Комиссары провели у Хмельницкого несколько часов, всячески стараясь его смягчить хорошими словами. Но их красноречие нимало не подействовало. «С сердечным жалем и слезами» (пишет Мясковский) «разъехались мы по квартирам, которые были умышленно разбросаны по городу так, чтобы мы затруднялись в своих сношениях».
На другой день, в воскресенье, ходил Мясковский с Зеленским в соборную церковь, и там обменялся учтивостями с московским послом, которого в своем дневнике называет «особою людскою и обычайною». Вступить с ним в какую-либо беседу не было возможности, а Хмельницкий отнял у них эту возможность и в других случаях.
Но что это был за московский посол, ниоткуда не известно. В феврале посол самого Хмельницкого, Мужиловский, находился еще в Москве, а царский дворянин Унковский прибыл с ним в Чигирин только в апреле. Хмельницкий приковал к пушке подставного Кривоноса и его показали конфиденту Киселя. Весьма возможно, что он сочинил и московского посла для королевских комиссаров.
Церковь была полна разодетого в панское добро народа. Разительную с нею противоположность представляли немые памятники господства здесь иных властей, иных щеголей и щеголих. Замок, сдерживавший жмайловцев, тарасовцев, сулиминцев и павлюковцев, теперь «был разорен и пуст». Казацкий народ строил только подвижные замки из кованных и босых возов. Место валов, дубовых тынов и мурованных стен заступали у него фортели, в роде затонов и зарослей Медвежьих Лоз. Панская фортификация была не пригодна ни на что республике номадов. Даже старший брат казака, татарин, предоставлял цивилизованному арабами турку держать Крым и Буджаки под господством крепостей, ограничив свое владычество конем и мечем. Так не дорос и казак до сохранения в целости того, что создала в Украине европейская цивилизация, а над иноверными храмами ругался он еще больше из ненависти ко всему культурному, нежели в отместку за ругательства над православными церквами и кладбищами со стороны фанатиков панского владычества, Кунцевичей. «Были мы в коллегиуме и в костеле иезуитском» (пишет Мясковский). «Он так разорен, что не осталось ни одного алтаря и образа. Даже гробницы были открыты, и три шляхетские гроба опрокинуты.
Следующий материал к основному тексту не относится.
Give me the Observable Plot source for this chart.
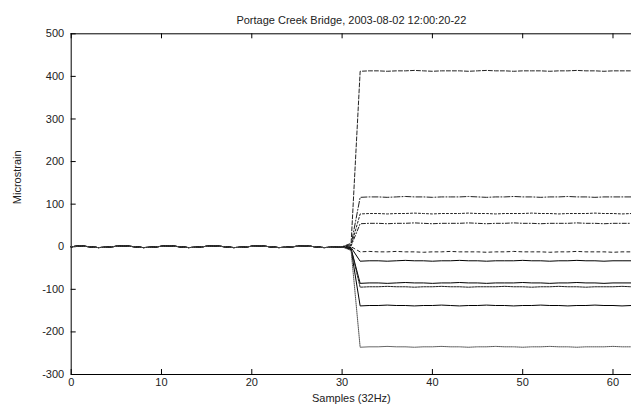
<!DOCTYPE html>
<html>
<head>
<meta charset="utf-8">
<script src="https://cdn.jsdelivr.net/npm/d3@7"></script>
<script src="https://cdn.jsdelivr.net/npm/@observablehq/plot@0.6"></script>
<style>
  html, body { margin: 0; padding: 0; background: #fff; }
  #chart svg { display: block; }
</style>
</head>
<body>
<div id="chart"></div>
<script>
const titleText = "Portage Creek Bridge, 2003-08-02 12:00:20-22";
const xLabel = "Samples (32Hz)";
const yLabel = "Microstrain";
const xTicks = [0, 10, 20, 30, 40, 50, 60];
const yTicks = [-300, -200, -100, 0, 100, 200, 300, 400, 500];

// samples 0..30 (all gauges overlap near zero before the event)
const preEvent = [0, 2, 0, -2, -1, 1, 2, 0, -2, -1, 1, 2, 0, -2, -1, 1, 2, 0, -2, -1, 1, 2, 0, -2, -1, 1, 2, 0, -2, -1, 0];

const seriesNames = ["g1", "g2", "g3", "g4", "g5", "g6", "g7", "g8", "g9", "g10"];
// value at sample 31
const atSample31 = [8, 5, 3, 2, 0, -2, -5, -5, -7, -9];
// samples 32..62
const g1 = [412,413,413,412,413,413,414,413,412,413, 413,413,412,413,414,413,413,412,413,413, 413,412,413,413,414,413,413,412,413,413, 413];
const g2 = [116,117,117,116,117,118,117,117,116,117, 117,117,118,117,116,117,117,118,117,117, 116,117,117,118,117,117,116,117,117,117, 117];
const g3 = [77,78,78,77,78,78,79,78,77,78, 78,78,79,78,78,77,78,78,78,79, 78,78,77,78,78,78,79,78,78,77, 78];
const g4 = [54,55,55,54,55,55,56,55,54,55, 55,55,56,55,54,55,55,56,55,55, 54,55,55,55,56,55,55,54,55,55, 55];
const g5 = [-12,-11,-12,-12,-11,-12,-12,-13,-12,-12, -11,-12,-12,-12,-13,-12,-12,-11,-12,-12, -12,-13,-12,-12,-11,-12,-12,-12,-13,-12, -12];
const g6 = [-34,-33,-33,-34,-33,-32,-33,-33,-34,-33, -33,-32,-33,-33,-34,-33,-33,-33,-32,-33, -33,-34,-33,-33,-32,-33,-33,-34,-33,-33, -33];
const g7 = [-86,-85,-85,-86,-85,-84,-85,-85,-86,-85, -85,-84,-85,-85,-86,-85,-85,-85,-84,-85, -85,-86,-85,-85,-84,-85,-85,-86,-85,-85, -85];
const g8 = [-95,-94,-94,-93,-94,-94,-95,-94,-94,-93, -94,-94,-95,-94,-94,-94,-93,-94,-94,-95, -94,-94,-93,-94,-94,-95,-94,-94,-94,-93, -94];
const g9 = [-139,-138,-138,-137,-138,-138,-139,-138,-138,-137, -138,-139,-138,-138,-137,-138,-138,-139,-138,-138, -137,-138,-138,-139,-138,-138,-137,-138,-138,-139, -138];
const g10 = [-236,-235,-235,-234,-235,-235,-236,-235,-235,-234, -235,-235,-236,-235,-235,-234,-235,-235,-236,-235, -235,-234,-235,-235,-236,-235,-235,-235,-234,-235, -235];
const postEvent = [g1, g2, g3, g4, g5, g6, g7, g8, g9, g10];

// styles per series
const dashes = ["4,2", "6,2,1,2", "2,2", "4,2,1,2", "3,3", null, null, "2,1", null, "1,1"];
const colors = ["#222", "#222", "#222", "#222", "#222", "#000", "#000", "#222", "#000", "#555"];

const seriesData = seriesNames.map((name, i) => {
  const vals = preEvent.concat([atSample31[i]], postEvent[i]);
  return vals.map((v, k) => ({series: name, sample: k, value: v}));
});

const W = 631, H = 411;
const mL = 70.7, mR = 0, mT = 33.3, mB = 37;
const plotW = W - mL - mR, plotH = H - mT - mB;
const font = "'Liberation Sans', Arial, Helvetica, sans-serif";

const lineMarks = seriesData.map((d, i) => Plot.line(d, {
  x: "sample", y: "value",
  stroke: colors[i], strokeWidth: 1,
  strokeDasharray: dashes[i] || undefined
}));

const chart = Plot.plot({
  width: W, height: H,
  marginLeft: mL, marginRight: mR, marginTop: mT, marginBottom: mB,
  style: {fontFamily: font, fontSize: "11px", color: "#222", background: "#fff"},
  x: {domain: [0, 62.05], axis: null},
  y: {domain: [-300, 500], axis: null},
  marks: [
    // frame: left, top, bottom
    Plot.ruleX([0], {stroke: "#000", strokeWidth: 1}),
    Plot.ruleY([-300, 500], {stroke: "#000", strokeWidth: 1}),
    // inward ticks
    Plot.tickX(xTicks, {x: d => d, insetTop: plotH - 5, stroke: "#000"}),
    Plot.tickX(xTicks, {x: d => d, insetBottom: plotH - 5, stroke: "#000"}),
    Plot.tickY(yTicks, {y: d => d, insetRight: plotW - 5, stroke: "#000"}),
    // tick labels
    Plot.text(xTicks, {x: d => d, frameAnchor: "bottom", dy: 11, text: d => String(d), fontSize: 11, fill: "#222"}),
    Plot.text(yTicks, {y: d => d, frameAnchor: "left", dx: -7, textAnchor: "end", text: d => String(d), fontSize: 11, fill: "#222"}),
    ...lineMarks,
    // titles
    Plot.text([titleText], {frameAnchor: "top", dy: -18, text: d => d, fontSize: 11, fill: "#222"}),
    Plot.text([xLabel], {frameAnchor: "bottom", dy: 27, text: d => d, fontSize: 11, fill: "#222"}),
    Plot.text([yLabel], {frameAnchor: "left", dx: -54, rotate: -90, text: d => d, fontSize: 11, fill: "#222"})
  ]
});
document.getElementById("chart").appendChild(chart);
</script>
</body>
</html>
Гроб покойного Лукаша Жовковского, брацлавского воеводы и переяславского старосты, достойного вечной памяти кавалера, разбит, военные трофеи (insignia) взяты, снят и брильянтовый перстень с пальца».
Это был родной брат великого Жовковского. Он жил с казаками в добром согласии, постоянно давал им банкеты, мирил их с королевским правительством. По его внушению, реестровики овладели кошем разорителя Кодацкой крепости, Сулимы, а самого Сулиму, с соучастниками бунта, предали в руки правосудия. У казаков и попов слыл он паном добрым. Но и добрые, и злые представители римской проповеди и римской политики должны были исчезнуть с лица нашей родной земли перед могучим дыханием русского духа, который одинаково был непреодолим для иноземщины и в христианском самопожертвовании Советователей о Благочестии, и в истребительных подвигах казаков руинников. Тем больше сделался он сокрушителен для западных посягателей на русскую самодеятельность в государственном строительстве наших москво-руссов.